Does that mean businesses and other organizations with pressing challenges are lost? Should the fact that a Data Scientist is not available imply they’re doomed to analytics purgatory? Are they not entitled to deliver an optimal transactional experience to their customers and stakeholders, while getting a good return on their investment? Fortunately, there are answers to these questions that amount to a call to arms for organizations that cannot afford a Data Scientist so they can regain their analytics mojos.
Buy a solution that takes the mystery out of Data Science work
There are a few trends that show organizations are innovating fast to deliver self-service analytics solutions. Primarily these solutions promise to reduce the developing mass of work that is Data Science – to something that is better defined and more manageable.
First, many advanced analytics solutions provide users with pre-built algorithms that require no ground up coding. For example, a text analytics algorithm that extracts important information from unstructured notes need not be written from scratch. A pre-built version can be modified to refer to the right data sources and pick the right parameters, so users don’t have to spend their time figuring out how to code the algorithm and can use their business knowledge to ensure the algorithm is applied in the right contexts.
A second area of development has made solutions more user-friendly. These enable non-Data Scientists to conduct complex analytics projects: the rise of Natural Language Processing (NLP)-like capabilities in solutions. NLP is teaching computers to accept input in the natural, spoken language of humans – eliminating the communications barrier between man and machine.
Recognize that Data Science is not one monolithic enterprise
We in the industry sometimes think of Data Science as being one task, albeit an important one that is performed to deliver critical insights. Nothing could be farther from the truth. Data Science is an agglomeration of tasks that can be broken down into multiple steps. While it is a bit of a digression to go into all the various components of Data Science, suffice to say that some tasks like business problem definition and data cleansing lend themselves to quicker training than others like model building.
Given the dearth of data science resources that can conduct high value analytical modeling, it helps to understand how to optimize the Data Scientist to focus on these tasks and parse out the others to people who have overlapping skills. For example, a database engineer can curate the information needed to answer a business question as well as be responsible for all pre-processing needed before the data are analyzed. Once the logical components of the Data Science profession are recognized, some of these tasks can be allocated to non-Data Scientists while the truly advanced analytics tasks are parceled to those qualified to perform them best.

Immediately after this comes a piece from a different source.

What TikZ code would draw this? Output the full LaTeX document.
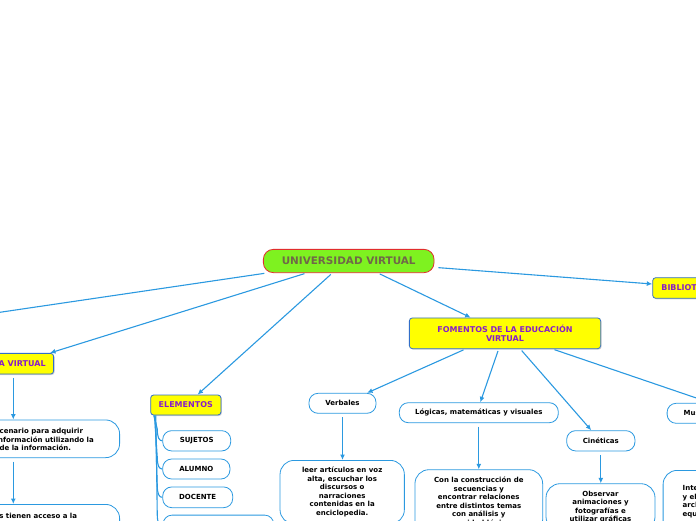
\documentclass[tikz,border=0pt]{standalone}
\usepackage{fontspec}
\setmainfont{DejaVu Sans}
\usetikzlibrary{arrows.meta,calc,shadows}
\definecolor{linkblue}{RGB}{43,153,224}
\definecolor{yborder}{RGB}{50,110,200}
\definecolor{purp}{RGB}{135,30,200}
\definecolor{ugreen}{RGB}{126,242,32}
\definecolor{ured}{RGB}{225,45,45}
\definecolor{utext}{RGB}{112,104,72}
\definecolor{yfill}{RGB}{255,255,0}
\tikzset{
 link/.style={draw=linkblue, line width=1.1pt},
 arr/.style={link, -{Latex[length=5.5pt,width=5pt]}, shorten <=2pt},
 varr/.style={link, -{Latex[length=5.5pt,width=5pt]}, shorten <=3.5pt},
 ybox/.style={draw=yborder, fill=yfill, rounded corners=3pt, line width=0.8pt,
   font=\bfseries\fontsize{8}{9.6}\selectfont, text=purp, align=center, inner ysep=0pt,
   drop shadow={shadow xshift=1pt,shadow yshift=-1pt,opacity=0.35}},
 wbox/.style={draw=linkblue, fill=white, rounded corners=9pt, line width=0.8pt,
   font=\bfseries\fontsize{7}{8.5}\selectfont, align=center, inner sep=0pt},
 bigbox/.style={wbox, rounded corners=14pt},
 txt/.style={font=\bfseries\fontsize{7}{8.5}\selectfont, inner sep=0pt, align=center},
}
\begin{document}
\begin{tikzpicture}[x=1pt,y=-1pt]
\path[use as bounding box] (0,0) rectangle (696,520);
\clip (0,0) rectangle (696,520);

% main nodes
\node[draw=ured, fill=ugreen, rounded corners=10pt, line width=0.8pt, minimum width=170.7pt,
  minimum height=23.3pt, inner sep=0pt, text=utext, font=\bfseries\fontsize{10.4}{12}\selectfont]
  (univ) at (348.7,261) {UNIVERSIDAD VIRTUAL};
\node[ybox, minimum width=191.3pt, minimum height=30.7pt, inner xsep=0pt] (fom) at (505,333.3)
  {FOMENTOS DE LA EDUCACIÓN\\VIRTUAL};
\node[ybox, anchor=west, minimum height=20.6pt, inner xsep=8.7pt] (bib) at (652.3,288) {BIBLIOTECA VIRTUAL};
\node[ybox, anchor=east, minimum height=20.7pt, inner xsep=8pt] (aula) at (54,363.7) {AULA VIRTUAL};
\node[ybox, minimum width=70.3pt, minimum height=20pt, inner xsep=0pt] (elem) at (185.8,405) {ELEMENTOS};

% small white boxes
\node[wbox, minimum width=68pt, minimum height=20.3pt] (suj) at (196.7,440.8) {SUJETOS};
\node[wbox, minimum width=67.3pt, minimum height=20pt] (alu) at (196.3,469) {ALUMNO};
\node[wbox, minimum width=70pt, minimum height=20.7pt] (doc) at (197.7,497.3) {DOCENTE};
\node[wbox, anchor=north west, minimum width=110.6pt, minimum height=22pt] (cuarto) at (162.7,514.7) {};
\node[wbox, minimum width=67pt, minimum height=20pt] (verb) at (342.5,403.3) {Verbales};
\node[wbox, minimum width=159pt, minimum height=20pt] (log) at (478.8,412.7) {Lógicas, matemáticas y visuales};
\node[wbox, minimum width=68.3pt, minimum height=20.3pt] (cin) at (600.8,440.8) {Cinéticas};
\node[wbox, anchor=west, minimum height=20pt, inner xsep=16.6pt] (mus) at (666.7,413.3) {Musicales};

% big boxes
\node[bigbox, anchor=north, minimum width=124.3pt, minimum height=63.4pt] (verbc) at (342.2,460)
  {leer artículos en voz\\alta, escuchar los\\discursos o\\narraciones\\contenidas en la\\enciclopedia.};
\node[bigbox, anchor=north, minimum width=127.7pt, minimum height=64pt] (logc) at (478.8,469.3)
  {Con la construcción de\\secuencias y\\encontrar relaciones\\entre distintos temas\\con análisis y\\capacidad lógica.};
\node[bigbox, anchor=north, minimum width=109pt, minimum height=47pt] (cinc) at (600.5,483.3)
  {Observar\\animaciones y\\fotografías e\\utilizar gráficas};
\node[bigbox, anchor=north west, minimum width=130pt, minimum height=80pt] (musc) at (662.7,470) {};
\node[txt, anchor=north west, align=left] (musct) at (682.5,485.5) {Interpretar\\y elaborar\\archivos de\\equipos};

% left boxes
\node[bigbox, anchor=east, minimum width=240pt, minimum height=37.7pt] (lb1) at (120,438.8) {};
\node[txt, anchor=base east] (lb1a) at (83.3,433.5) {es el escenario para adquirir};
\node[txt, anchor=base east] (lb1b) at (94,442) {la información utilizando la};
\node[txt, anchor=base east] (lb1c) at (71.3,450.5) {tecnología de la información.};
\node[bigbox, anchor=north east, minimum width=240pt, minimum height=40pt] (lb2) at (120,504) {};
\node[txt, anchor=base east] (lb2a) at (77.3,518.5) {Los alumnos tienen acceso a la};

% connectors from univ
\coordinate (offl) at (-100,327);
\draw[link, shorten <=2pt] ($(univ.south west)+(3.4,0)$) -- (offl);
\draw[arr] ($(univ.south west)+(43.4,0)$) -- ($(aula.north east)+(-4,0)$);
\draw[arr] ($(univ.south west)+(69.4,0)$) -- ($(elem.north west)+(47.3,0)$);
\draw[arr] ($(univ.south west)+(115,0)$) -- ($(fom.north west)+(61.7,0)$);
\draw[arr] ($(univ.east)+(2,6.5)$) -- ($(bib.west)+(0,-4)$);

% connectors from fom
\draw[arr] ($(fom.south west)+(56.4,0)$) -- ($(verb.north east)+(-9.3,0)$);
\draw[arr] ($(fom.south west)+(89.7,0)$) -- ($(log.north west)+(81.4,0)$);
\draw[arr] ($(fom.south west)+(111.4,0)$) -- ($(cin.north west)+(25,0)$);
\draw[arr] ($(fom.south west)+(143.7,0)$) -- ($(mus.north west)+(44,0)$);

% vertical arrows
\coordinate (lx) at (13.3,0);
\draw[varr] (lx |- aula.south) -- (lx |- lb1.north);
\draw[varr] (lx |- lb1.south) -- (lx |- lb2.north);
\draw[varr] (verb.south) -- (verb.south |- verbc.north);
\draw[varr] (log.south) -- (log.south |- logc.north);
\draw[varr] (cin.south) -- (cin.south |- cinc.north);
\draw[varr] (mus.south) -- (mus.south |- musc.north);

% elementos branches
\foreach \bx/\dx in {suj/0, alu/1, doc/2, cuarto/3} {
  \draw[link] ($(elem.south west)+(3.5+\dx*0.7,0)$) -- ($(elem.south west |- \bx.west)+(7,-12)$)
    .. controls ($(elem.south west |- \bx.west)+(7,-3)$) and ($(elem.south west |- \bx.west)+(9,0)$) .. (\bx.west);
}
\end{tikzpicture}
\end{document}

Manage Analytics Literacy as a strategic asset
Training and education programs geared toward ensuring ever increasing levels of analytics literacy is a prerequisite in enterprises. A 2016 TDWI report discussed the impressive challenge that was obtaining and retaining top analytics talent. Given the acute shortage of quality resources, the sooner there is an investment in data science programs within the organization the greater the analytics literacy quotient. It isn’t always necessary to invest in highly structured Data Science programs that teach students how to code with mind-boggling levels of complexity. Investing in non-traditional sources of learning that enable just about anyone to leverage their innate sense of curiosity, ask the right questions and deliver a logically defensible set of answers from available data can go a long way towards ensuring that organizations can compete with their peers when it comes to being data driven.
The era of the Citizen Data Scientist
Becoming a “true” Data Scientist is no short order. As TDWI’s Fern Halper rightly says “…from knowledge of statistics and advanced math to computer science and development. They also need to be critical thinkers who know how to communicate and who understand the business.” So the next best thing is to create certain internal best practices that nurture and develop “Citizen Data Scientists.”
Citizen Data Scientists are typically business-savvy individuals who have a vast knowledge of the challenges and opportunities confronting the organization but are not experts in the areas of statistics and data computation. These are individuals who can implement predictive models, interpret the results of those implementations and figure out ways to effectively operationalize critical insights. These individuals are easier to develop and retain compared with attracting the archetypal Data Scientist.
The advent of the era of the Citizen Data Scientist is not to be considered a threat to the Data Scientist in the organization. If anything it helps validate the assertions made by Data Scientists about the power of advanced analytics. One of the bigger challenges that Data Scientists have traditionally faced is the ability to get buy-in from organizational leadership. Having more people like the Citizen Data Scientists attests to the unbridled power of analytics. The potential impact of this role on the organization will convince the C-suite of its importance.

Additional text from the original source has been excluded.